[Code that draws figures]
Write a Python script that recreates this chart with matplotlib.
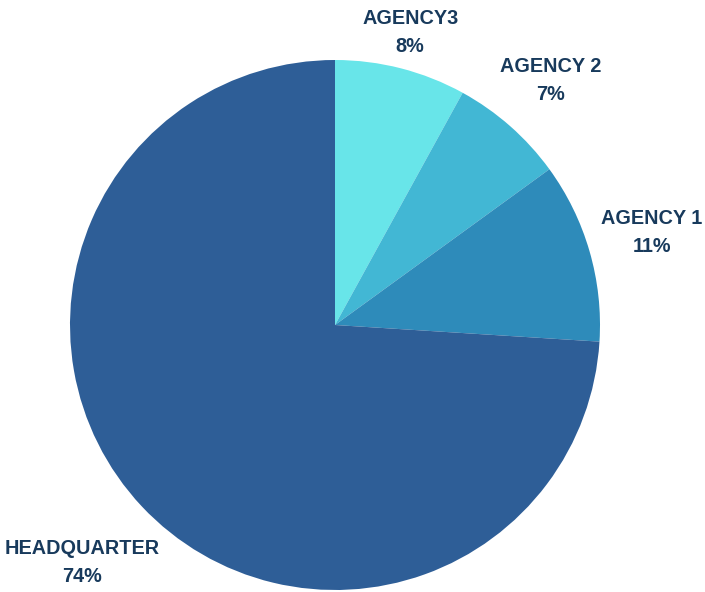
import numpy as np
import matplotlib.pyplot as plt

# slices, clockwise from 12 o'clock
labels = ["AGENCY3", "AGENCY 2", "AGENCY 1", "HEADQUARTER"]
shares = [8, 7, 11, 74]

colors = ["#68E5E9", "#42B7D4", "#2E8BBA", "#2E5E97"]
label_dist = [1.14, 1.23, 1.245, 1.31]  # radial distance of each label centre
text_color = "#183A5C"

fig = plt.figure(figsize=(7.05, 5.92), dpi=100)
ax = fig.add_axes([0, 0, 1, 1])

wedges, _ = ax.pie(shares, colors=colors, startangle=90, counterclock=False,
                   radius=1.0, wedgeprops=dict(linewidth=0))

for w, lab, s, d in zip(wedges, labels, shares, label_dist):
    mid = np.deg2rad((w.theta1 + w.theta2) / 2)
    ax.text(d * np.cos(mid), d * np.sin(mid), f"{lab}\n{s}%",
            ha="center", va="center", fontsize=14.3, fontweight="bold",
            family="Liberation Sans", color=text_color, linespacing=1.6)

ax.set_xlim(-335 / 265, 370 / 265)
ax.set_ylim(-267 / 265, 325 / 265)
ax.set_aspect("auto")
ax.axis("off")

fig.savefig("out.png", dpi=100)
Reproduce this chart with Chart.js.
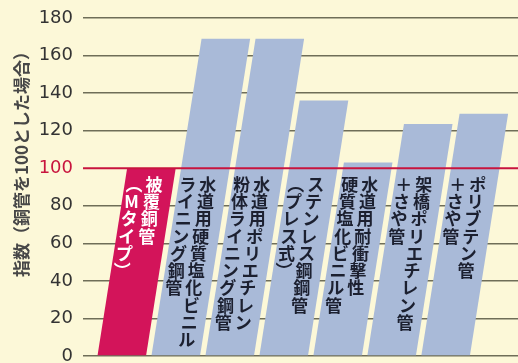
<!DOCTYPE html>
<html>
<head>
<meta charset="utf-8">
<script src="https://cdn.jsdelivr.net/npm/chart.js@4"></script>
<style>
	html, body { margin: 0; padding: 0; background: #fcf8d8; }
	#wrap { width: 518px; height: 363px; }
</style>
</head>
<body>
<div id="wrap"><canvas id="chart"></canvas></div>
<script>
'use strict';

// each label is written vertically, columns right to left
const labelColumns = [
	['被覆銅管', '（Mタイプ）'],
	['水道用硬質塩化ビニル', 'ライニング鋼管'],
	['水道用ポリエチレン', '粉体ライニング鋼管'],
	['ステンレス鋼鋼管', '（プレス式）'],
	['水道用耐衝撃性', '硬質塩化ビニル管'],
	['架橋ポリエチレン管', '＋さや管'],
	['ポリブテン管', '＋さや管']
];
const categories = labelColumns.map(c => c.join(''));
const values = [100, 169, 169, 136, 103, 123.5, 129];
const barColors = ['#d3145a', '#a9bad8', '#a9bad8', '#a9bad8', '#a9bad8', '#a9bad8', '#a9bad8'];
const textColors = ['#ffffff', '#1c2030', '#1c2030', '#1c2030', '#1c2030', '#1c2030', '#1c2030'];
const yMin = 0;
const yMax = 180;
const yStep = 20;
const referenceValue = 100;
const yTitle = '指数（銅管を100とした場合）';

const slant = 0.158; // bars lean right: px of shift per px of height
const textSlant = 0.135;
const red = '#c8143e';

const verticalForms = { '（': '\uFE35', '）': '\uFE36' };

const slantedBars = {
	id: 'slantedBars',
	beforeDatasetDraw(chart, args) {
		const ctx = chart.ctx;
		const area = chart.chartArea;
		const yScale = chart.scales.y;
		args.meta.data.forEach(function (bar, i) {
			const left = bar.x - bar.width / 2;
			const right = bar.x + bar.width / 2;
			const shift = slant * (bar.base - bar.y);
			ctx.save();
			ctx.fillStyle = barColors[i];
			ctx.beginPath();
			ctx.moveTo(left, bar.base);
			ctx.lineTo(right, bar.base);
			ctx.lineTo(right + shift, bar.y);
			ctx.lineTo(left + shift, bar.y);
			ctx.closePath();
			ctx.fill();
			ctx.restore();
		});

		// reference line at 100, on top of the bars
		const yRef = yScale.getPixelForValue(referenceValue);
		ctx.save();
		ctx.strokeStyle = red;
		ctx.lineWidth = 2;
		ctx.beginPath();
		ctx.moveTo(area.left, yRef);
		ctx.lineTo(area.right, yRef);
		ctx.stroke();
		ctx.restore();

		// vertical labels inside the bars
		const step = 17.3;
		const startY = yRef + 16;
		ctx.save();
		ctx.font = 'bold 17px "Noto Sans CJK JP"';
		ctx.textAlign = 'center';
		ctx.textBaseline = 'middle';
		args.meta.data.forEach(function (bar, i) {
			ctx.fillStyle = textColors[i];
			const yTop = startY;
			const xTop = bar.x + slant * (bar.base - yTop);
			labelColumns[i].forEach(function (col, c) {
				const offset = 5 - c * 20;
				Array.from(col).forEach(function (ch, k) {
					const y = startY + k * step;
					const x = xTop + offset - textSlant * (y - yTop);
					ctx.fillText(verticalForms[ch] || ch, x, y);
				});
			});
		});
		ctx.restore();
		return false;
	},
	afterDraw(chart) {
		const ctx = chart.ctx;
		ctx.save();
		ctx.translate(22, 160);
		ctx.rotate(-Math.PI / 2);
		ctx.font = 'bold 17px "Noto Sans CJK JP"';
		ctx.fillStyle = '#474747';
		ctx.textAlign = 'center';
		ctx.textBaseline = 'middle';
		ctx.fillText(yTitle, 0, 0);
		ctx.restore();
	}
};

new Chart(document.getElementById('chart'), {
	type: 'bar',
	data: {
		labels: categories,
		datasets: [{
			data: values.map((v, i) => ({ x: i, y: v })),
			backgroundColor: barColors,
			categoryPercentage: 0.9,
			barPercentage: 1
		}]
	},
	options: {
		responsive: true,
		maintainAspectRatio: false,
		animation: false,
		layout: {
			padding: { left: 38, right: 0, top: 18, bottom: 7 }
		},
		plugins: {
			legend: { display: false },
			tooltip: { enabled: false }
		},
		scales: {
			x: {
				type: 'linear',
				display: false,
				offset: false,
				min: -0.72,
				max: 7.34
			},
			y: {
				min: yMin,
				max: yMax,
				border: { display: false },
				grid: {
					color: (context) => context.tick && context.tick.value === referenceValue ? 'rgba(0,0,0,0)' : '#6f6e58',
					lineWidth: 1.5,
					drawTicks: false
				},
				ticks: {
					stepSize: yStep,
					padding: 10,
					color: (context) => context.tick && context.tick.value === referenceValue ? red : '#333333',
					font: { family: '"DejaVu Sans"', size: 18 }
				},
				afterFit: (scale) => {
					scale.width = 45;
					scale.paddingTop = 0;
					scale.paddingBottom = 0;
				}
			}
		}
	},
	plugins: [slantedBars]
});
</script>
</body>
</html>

▶ [Your instructions]
Quote each line of the listing exactly, but leave the pictures out.

▶ [Right answer]
Write a Python script that recreates this chart with matplotlib.
import numpy as np
import matplotlib.pyplot as plt

# slices, clockwise from 12 o'clock
labels = ["AGENCY3", "AGENCY 2", "AGENCY 1", "HEADQUARTER"]
shares = [8, 7, 11, 74]

colors = ["#68E5E9", "#42B7D4", "#2E8BBA", "#2E5E97"]
label_dist = [1.14, 1.23, 1.245, 1.31]  # radial distance of each label centre
text_color = "#183A5C"

fig = plt.figure(figsize=(7.05, 5.92), dpi=100)
ax = fig.add_axes([0, 0, 1, 1])

wedges, _ = ax.pie(shares, colors=colors, startangle=90, counterclock=False,
                   radius=1.0, wedgeprops=dict(linewidth=0))

for w, lab, s, d in zip(wedges, labels, shares, label_dist):
    mid = np.deg2rad((w.theta1 + w.theta2) / 2)
    ax.text(d * np.cos(mid), d * np.sin(mid), f"{lab}\n{s}%",
            ha="center", va="center", fontsize=14.3, fontweight="bold",
            family="Liberation Sans", color=text_color, linespacing=1.6)

ax.set_xlim(-335 / 265, 370 / 265)
ax.set_ylim(-267 / 265, 325 / 265)
ax.set_aspect("auto")
ax.axis("off")

fig.savefig("out.png", dpi=100)
Reproduce this chart with Chart.js.
<!DOCTYPE html>
<html>
<head>
<meta charset="utf-8">
<script src="https://cdn.jsdelivr.net/npm/chart.js@4"></script>
<style>
	html, body { margin: 0; padding: 0; background: #fcf8d8; }
	#wrap { width: 518px; height: 363px; }
</style>
</head>
<body>
<div id="wrap"><canvas id="chart"></canvas></div>
<script>
'use strict';

// each label is written vertically, columns right to left
const labelColumns = [
	['被覆銅管', '（Mタイプ）'],
	['水道用硬質塩化ビニル', 'ライニング鋼管'],
	['水道用ポリエチレン', '粉体ライニング鋼管'],
	['ステンレス鋼鋼管', '（プレス式）'],
	['水道用耐衝撃性', '硬質塩化ビニル管'],
	['架橋ポリエチレン管', '＋さや管'],
	['ポリブテン管', '＋さや管']
];
const categories = labelColumns.map(c => c.join(''));
const values = [100, 169, 169, 136, 103, 123.5, 129];
const barColors = ['#d3145a', '#a9bad8', '#a9bad8', '#a9bad8', '#a9bad8', '#a9bad8', '#a9bad8'];
const textColors = ['#ffffff', '#1c2030', '#1c2030', '#1c2030', '#1c2030', '#1c2030', '#1c2030'];
const yMin = 0;
const yMax = 180;
const yStep = 20;
const referenceValue = 100;
const yTitle = '指数（銅管を100とした場合）';

const slant = 0.158; // bars lean right: px of shift per px of height
const textSlant = 0.135;
const red = '#c8143e';

const verticalForms = { '（': '\uFE35', '）': '\uFE36' };

const slantedBars = {
	id: 'slantedBars',
	beforeDatasetDraw(chart, args) {
		const ctx = chart.ctx;
		const area = chart.chartArea;
		const yScale = chart.scales.y;
		args.meta.data.forEach(function (bar, i) {
			const left = bar.x - bar.width / 2;
			const right = bar.x + bar.width / 2;
			const shift = slant * (bar.base - bar.y);
			ctx.save();
			ctx.fillStyle = barColors[i];
			ctx.beginPath();
			ctx.moveTo(left, bar.base);
			ctx.lineTo(right, bar.base);
			ctx.lineTo(right + shift, bar.y);
			ctx.lineTo(left + shift, bar.y);
			ctx.closePath();
			ctx.fill();
			ctx.restore();
		});

		// reference line at 100, on top of the bars
		const yRef = yScale.getPixelForValue(referenceValue);
		ctx.save();
		ctx.strokeStyle = red;
		ctx.lineWidth = 2;
		ctx.beginPath();
		ctx.moveTo(area.left, yRef);
		ctx.lineTo(area.right, yRef);
		ctx.stroke();
		ctx.restore();

		// vertical labels inside the bars
		const step = 17.3;
		const startY = yRef + 16;
		ctx.save();
		ctx.font = 'bold 17px "Noto Sans CJK JP"';
		ctx.textAlign = 'center';
		ctx.textBaseline = 'middle';
		args.meta.data.forEach(function (bar, i) {
			ctx.fillStyle = textColors[i];
			const yTop = startY;
			const xTop = bar.x + slant * (bar.base - yTop);
			labelColumns[i].forEach(function (col, c) {
				const offset = 5 - c * 20;
				Array.from(col).forEach(function (ch, k) {
					const y = startY + k * step;
					const x = xTop + offset - textSlant * (y - yTop);
					ctx.fillText(verticalForms[ch] || ch, x, y);
				});
			});
		});
		ctx.restore();
		return false;
	},
	afterDraw(chart) {
		const ctx = chart.ctx;
		ctx.save();
		ctx.translate(22, 160);
		ctx.rotate(-Math.PI / 2);
		ctx.font = 'bold 17px "Noto Sans CJK JP"';
		ctx.fillStyle = '#474747';
		ctx.textAlign = 'center';
		ctx.textBaseline = 'middle';
		ctx.fillText(yTitle, 0, 0);
		ctx.restore();
	}
};

new Chart(document.getElementById('chart'), {
	type: 'bar',
	data: {
		labels: categories,
		datasets: [{
			data: values.map((v, i) => ({ x: i, y: v })),
			backgroundColor: barColors,
			categoryPercentage: 0.9,
			barPercentage: 1
		}]
	},
	options: {
		responsive: true,
		maintainAspectRatio: false,
		animation: false,
		layout: {
			padding: { left: 38, right: 0, top: 18, bottom: 7 }
		},
		plugins: {
			legend: { display: false },
			tooltip: { enabled: false }
		},
		scales: {
			x: {
				type: 'linear',
				display: false,
				offset: false,
				min: -0.72,
				max: 7.34
			},
			y: {
				min: yMin,
				max: yMax,
				border: { display: false },
				grid: {
					color: (context) => context.tick && context.tick.value === referenceValue ? 'rgba(0,0,0,0)' : '#6f6e58',
					lineWidth: 1.5,
					drawTicks: false
				},
				ticks: {
					stepSize: yStep,
					padding: 10,
					color: (context) => context.tick && context.tick.value === referenceValue ? red : '#333333',
					font: { family: '"DejaVu Sans"', size: 18 }
				},
				afterFit: (scale) => {
					scale.width = 45;
					scale.paddingTop = 0;
					scale.paddingBottom = 0;
				}
			}
		}
	},
	plugins: [slantedBars]
});
</script>
</body>
</html>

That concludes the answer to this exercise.